The US, no doubt, also had in mind its own bilateral ties with India in handling the summit. It would have been kept in mind that in the context of India and the US forging increasingly close ties, it would be a blow to India and to Prime Minister Modi personally if the US-led G7 allowed the summit to end inconclusively. For India, the G20 Presidency was an occasion to showcase a new, confident, economically rising India that is determined to play a more active role in shaping a new international order that is more democratic and equitable and remains a bridge between East and West as well as North and South. The constructive role played by G7 leaders in contributing to the success of the summit, leaders with whom Modi has built productive ties, needs to be acknowledged.

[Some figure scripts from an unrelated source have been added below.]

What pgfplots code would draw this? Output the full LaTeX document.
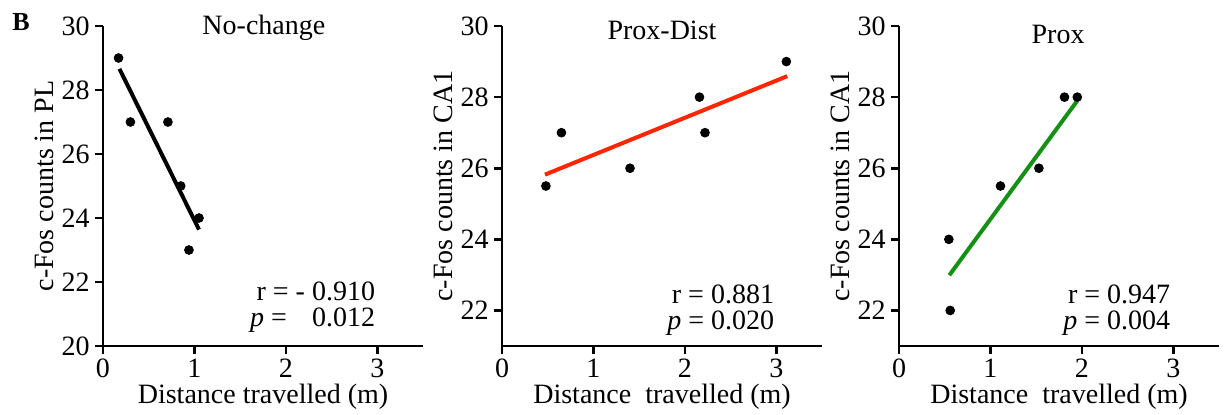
\documentclass[border=0pt]{standalone}
\usepackage{fontspec}
\setmainfont{Liberation Serif}
\usepackage{pgfplots}
\pgfplotsset{compat=1.18}

\definecolor{fitred}{RGB}{252,38,0}
\definecolor{fitgreen}{RGB}{20,145,20}

\pgfplotsset{
  panel/.style={
    scale only axis, width=160pt, height=160pt,
    anchor=south west,
    axis x line*=bottom, axis y line*=left,
    xmin=0, xmax=3.5, xtick={0,1,2,3},
    tick align=outside, major tick length=4pt,
    axis line style={line width=1.3pt},
    every tick/.style={black, line width=1.3pt},
    tick label style={font=\fontsize{14}{16}\selectfont, inner sep=0pt},
    xticklabel style={anchor=base, yshift=-11.5pt},
    yticklabel style={anchor=east, xshift=-2.5pt},
    /pgf/number format/assume math mode=true,
    label style={font=\fontsize{14}{16}\selectfont, inner sep=0pt},
    xlabel style={at={(axis description cs:0.5,-0.18)}, anchor=base},
    ylabel style={at={(axis description cs:-0.155,0.5)}, anchor=base},
    clip=false,
  },
  dots/.style={only marks, mark=*, mark size=2.2pt, black},
  fit/.style={no marks, line width=2pt},
}
\tikzset{
  note/.style={font=\fontsize{14}{16}\selectfont, inner sep=0pt},
  stats/.style={font=\fontsize{14}{13}\selectfont, inner sep=0pt, align=right, anchor=south east},
}

\begin{document}
\begin{tikzpicture}
  % No-change
  \begin{axis}[panel, at={(0pt,0pt)},
      ymin=20, ymax=30, ytick={20,22,...,30},
      xlabel={Distance travelled (m)},
      ylabel={c-Fos counts in PL}]
    \addplot[dots] coordinates {(0.17,29) (0.30,27) (0.71,27) (0.85,25) (0.94,23) (1.05,24)};
    \addplot[fit, black] coordinates {(0.18,28.66) (1.05,23.64)};
    \node[note, anchor=base] at (axis cs:1.76,29.72) {No-change};
    \node[stats] at (axis cs:2.98,20.41) {r = - 0.910\\\textit{p} =\hspace{0.9em}0.012};
  \end{axis}
  % Prox-Dist
  \begin{axis}[panel, at={(199.5pt,0pt)},
      ymin=21, ymax=30, ytick={22,24,...,30},
      xlabel={Distance~~travelled (m)},
      ylabel={c-Fos counts in CA1}]
    \addplot[dots] coordinates {(0.48,25.5) (0.65,27) (1.40,26) (2.16,28) (2.22,27) (3.11,29)};
    \addplot[fit, fitred] coordinates {(0.47,25.82) (3.12,28.59)};
    \node[note, anchor=base] at (axis cs:1.75,29.61) {Prox-Dist};
    \node[stats] at (axis cs:2.98,21.28) {r = 0.881\\\textit{p} = 0.020};
  \end{axis}
  % Prox
  \begin{axis}[panel, at={(398pt,0pt)},
      ymin=21, ymax=30, ytick={22,24,...,30},
      xlabel={Distance~~travelled (m)},
      ylabel={c-Fos counts in CA1}]
    \addplot[dots] coordinates {(0.545,24) (0.56,22) (1.11,25.5) (1.53,26) (1.81,28) (1.95,28)};
    \addplot[fit, fitgreen] coordinates {(0.55,22.99) (1.95,27.9)};
    \node[note, anchor=base] at (axis cs:1.74,29.52) {Prox};
    \node[stats] at (axis cs:2.97,21.28) {r = 0.947\\\textit{p} = 0.004};
  \end{axis}
  \node[font=\fontsize{13}{15}\selectfont\bfseries, anchor=base west, inner sep=0pt] at (-45.5pt,158pt) {B};
  \pgfresetboundingbox
  \path (-51.5pt,-34pt) rectangle (560.5pt,173pt);
\end{tikzpicture}
\end{document}
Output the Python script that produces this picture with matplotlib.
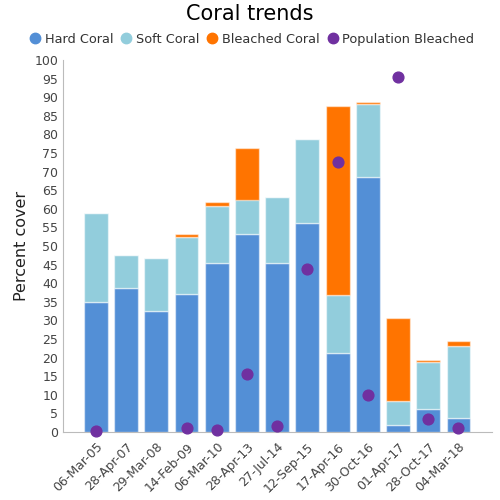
import numpy as np
import matplotlib
matplotlib.use("Agg")
import matplotlib.pyplot as plt
from matplotlib.lines import Line2D

dates = ["06-Mar-05", "28-Apr-07", "29-Mar-08", "14-Feb-09", "06-Mar-10", "28-Apr-13",
         "27-Jul-14", "12-Sep-15", "17-Apr-16", "30-Oct-16", "01-Apr-17", "28-Oct-17", "04-Mar-18"]
hard = [35.0, 38.7, 32.5, 37.0, 45.5, 53.1, 45.5, 56.3, 21.2, 68.6, 1.9, 6.2, 3.8]
soft = [24.0, 8.9, 14.3, 15.5, 15.2, 9.4, 17.7, 22.5, 15.7, 19.7, 6.3, 12.6, 19.4]
bleached = [0.0, 0.0, 0.0, 0.7, 1.2, 13.8, 0.0, 0.0, 50.6, 0.4, 22.4, 0.6, 1.3]
pop_bleached = [0.3, np.nan, np.nan, 1.1, 0.5, 15.5, 1.5, 43.8, 72.5, 10.0, 95.5, 3.5, 1.0]

c_hard = "#538FD6"
c_soft = "#92CDDC"
c_bleach = "#FF7400"
c_pop = "#7030A0"


def main():
    fig = plt.figure(figsize=(5, 5), dpi=100)
    ax = fig.add_axes([0.126, 0.136, 0.858, 0.744])
    x = np.arange(len(dates))
    hard_a = np.array(hard)
    soft_a = np.array(soft)
    w = 0.79
    ec = (1, 1, 1, 0.5)
    ax.bar(x, hard_a, w, color=c_hard, edgecolor=ec, linewidth=1)
    ax.bar(x, soft_a, w, bottom=hard_a, color=c_soft, edgecolor=ec, linewidth=1)
    ax.bar(x, bleached, w, bottom=hard_a + soft_a, color=c_bleach, edgecolor=ec, linewidth=1)
    ax.scatter(x, pop_bleached, s=60, color=c_pop, zorder=3, clip_on=False)

    ax.set_xlim(-1.09, 13.11)
    ax.set_ylim(0, 100)
    ax.set_yticks(np.arange(0, 101, 5))
    ax.set_xticks(x)
    ax.set_xticklabels(dates, rotation=45, ha="right", rotation_mode="anchor")
    ax.tick_params(axis="both", length=0, labelsize=9, colors="#444444")
    ax.tick_params(axis="x", pad=6)
    for s in ["top", "right"]:
        ax.spines[s].set_visible(False)
    ax.spines["left"].set_color("#bbbbbb")
    ax.spines["bottom"].set_color("#bbbbbb")
    ax.set_ylabel("Percent cover", fontsize=11.5, color="#222222", labelpad=4)

    fig.text(0.5, 0.972, "Coral trends", ha="center", va="center", fontsize=15)
    handles = [Line2D([], [], marker="o", linestyle="", color=c, markersize=7.5)
               for c in [c_hard, c_soft, c_bleach, c_pop]]
    labels = ["Hard Coral", "Soft Coral", "Bleached Coral", "Population Bleached"]
    fig.legend(handles, labels, loc="center", bbox_to_anchor=(0.5, 0.921), ncol=4,
               frameon=False, fontsize=9.3, handletextpad=0.0, columnspacing=0.25,
               handlelength=1.5, labelcolor="#333333")
    fig.savefig("out.png")


if __name__ == '__main__':
    main()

Russia, which the West has wanted to isolate diplomatically, is reaching out successfully to the Global South, especially the African countries. China too, through its Belt and Road Initiative, has made vast inroads into the Global South in order to position itself as a rival to the US in terms of global power. Both Russia and China, also with the growing pull of the Global South towards BRICS, would have also been responsive to pressure by developing countries to reach a compromise language on Ukraine.

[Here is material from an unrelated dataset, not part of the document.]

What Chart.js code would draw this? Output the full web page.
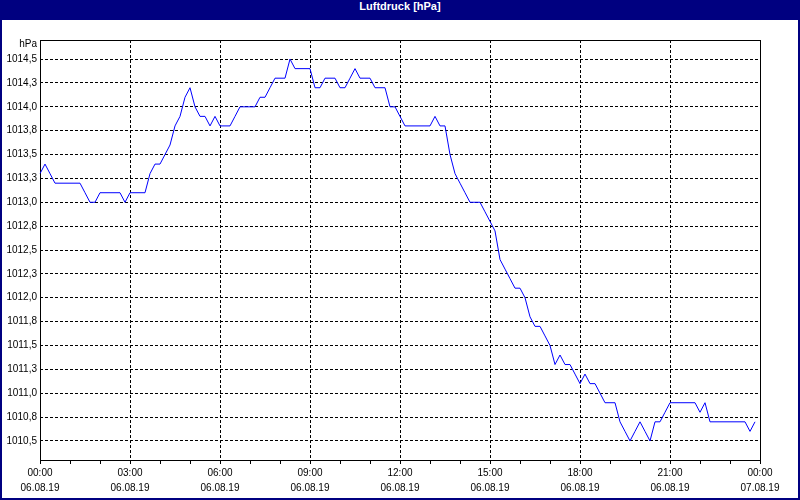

In the event, to secure the language of consensus, the G7 has ceded major ground on the Ukraine conflict, compared to the language in the Bali Declaration. There is no reference at all to Russia by name in the document. There is no "deploring in the strongest terms Russia's aggression against Ukraine" or reference to "Russia's complete and unconditional withdrawal from Ukrainian territory", as in the Bali Declaration. The war in Ukraine has also been placed in the wider context of "the immense suffering and the adverse impact of wars and conflicts around the world".
The addition in the Delhi Declaration that "all states must refrain from threat or use of force to seek territorial acquisition against territorial integrity and sovereignty or political independence of any state" is a general statement of principle which, even if it indirectly refers to Russia's action in Ukraine, Russia could live with, especially as it argues that in Ukraine the principle of self-determination enshrined in the UN Charter is involved and that the Ukrainian territories in question have been incorporated into Russia after referenda.

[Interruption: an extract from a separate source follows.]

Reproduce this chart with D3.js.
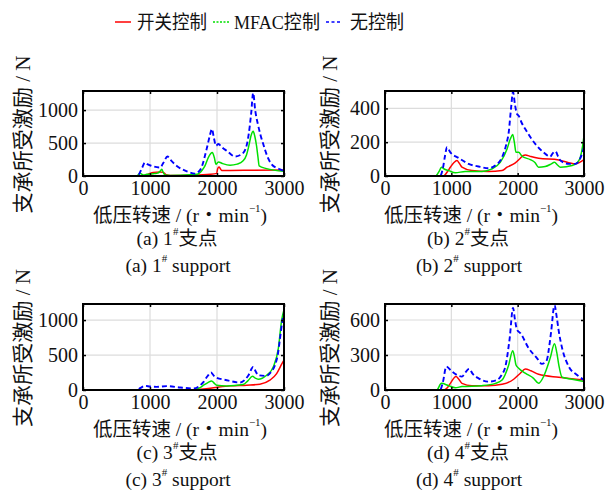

Some elements of the Bali Declaration have been reincorporated in the Delhi Declaration, again in terms of general principles, such as the "use or threat of use of nuclear weapons is inadmissible". Russia did not oppose this formulation at Bali either. Russia did not object when this was said in the document between China and the EU. That "there were different views and assessments of the situation" with regard to the impact of the war in Ukraine is repeated from the Bali Declaration is language that accommodates Russia, but omitting the word "sanctions" in this sentence, was clearly a concession to the G7 that believes its sanctions are justified.
On the contentious issue of food grain and fertiliser exports from the region (the Black Sea Initiative), which Russia has suspended, Russia has got satisfaction as the Declaration calls for full and timely implementation of the UN-brokered Istanbul Agreements to "ensure the immediate and unimpeded deliveries of grain, foodstuffs ad fertilisers/inputs from the Russian Federation and Ukraine", necessary to meet the demand in developing and least developed countries, particularly in Africa. Russia has been arguing that contrary to the agreement in question, Russian agricultural exports are being impeded by the West by various forms of sanctions. Clearly, the weight of the Global South has been felt in drafting this text.
The call in the Declaration to welcome all relevant and constructive initiatives that support comprehensive, just, and durable peace in Ukraine, besides upholding the principles of the UN Charter for the promotion of peaceful, friendly, and good neighbourly relations among nations in the spirit of "One Earth, One Family, One Future", is a bow to India.